Baby J’s Pizza, HBD/Thermoid honored

HBD/Thermoid’s Jerome Crabtree is pictured with incoming Scott County Chamber of Commerce President Sheneka Burchfield, after HBD was honored as the Chamber’s Industry of the Year.

HBD/Thermoid was honored Thursday at the Scott County Chamber of Commerce Annual Meeting as the Chamber’s Industry of the Year.

“Thermoid has represented excellence in quality since 1883 and has delivered innovative solutions for the most challenging environments across air, land, sea and space,” said incoming Chamber of Commerce President Sheneka Burchfield in presenting the award. “Thermoid produces one of the broadest lines of industrial rubber products available anywhere in the world.”
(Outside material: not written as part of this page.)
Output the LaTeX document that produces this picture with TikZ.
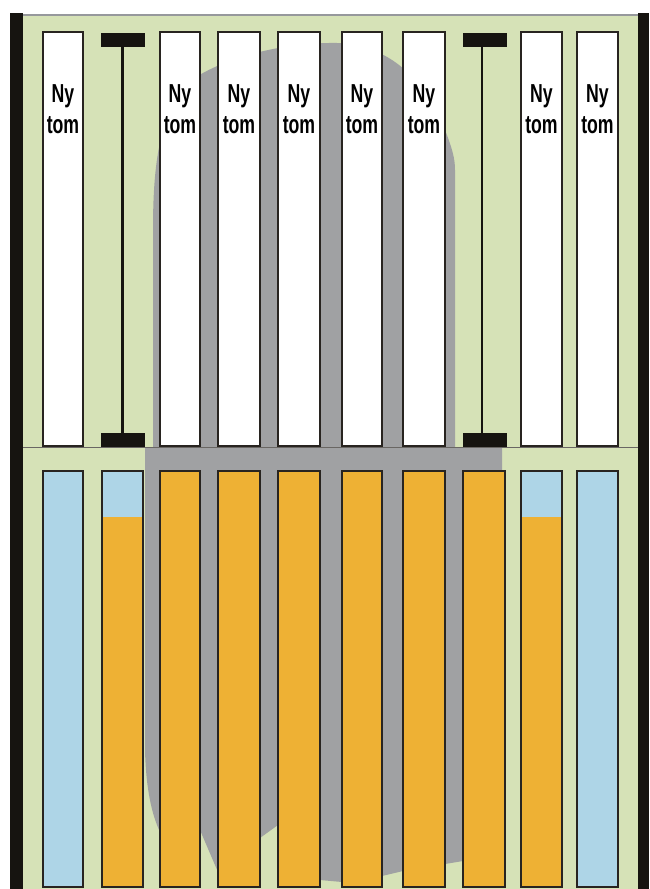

Burchfield pointed out that when the Titanic shipwreck was found, it was a Thermoid hose — made at the Oneida plant — that was used on the submarine, and that Thermoid hoses made in Oneida have been used to carry fiber optic cable across the ocean floor since the early 1990s. Those hoses are manufactured in Tennessee orange color.

Additionally, Thermoid products made in Oneida have been involved in the exploration, production and spill cleanups within the gas and oil industry.

Wayne King, owner of Baby J’s Pizza, is pictured with incoming Chamber president Sheneka Burchfield.

In addition, Baby J’s Pizza was honored at the Annual Meeting as the Chamber of Commerce’s Business of the Year.

“The pizza business comes naturally to the King family, with the three siblings having so many years invested in making and selling pizzas to Scott Countians,” said Myke Baird of United Cumberland Bank in presenting the award. “And as you listen to Wayne King talk about the pizza business, you soon realize that it’s family, along with customer service, that guides his operating principles.”

The name “Baby J’s” is actually derived from family. Five of King’s seven grandchildren have names that start with J: James, Jase, Jazz, Jaden and the late Jesse Wayne, who was named after his grandfather and died tragically and unexpectedly at the age of just eight weeks.

King is a Baptist pastor and a former county mayor candidate, and a long-time fixture on the business scene in Scott County. He also serves as a director of the Chamber of Commerce.

King said he started Baby J’s to provide employment and to provide opportunity to give back to the community.

“Community is important to us. Without the support of each other, communities fall apart,” King said. “And when they fall apart, lives deteriorate.”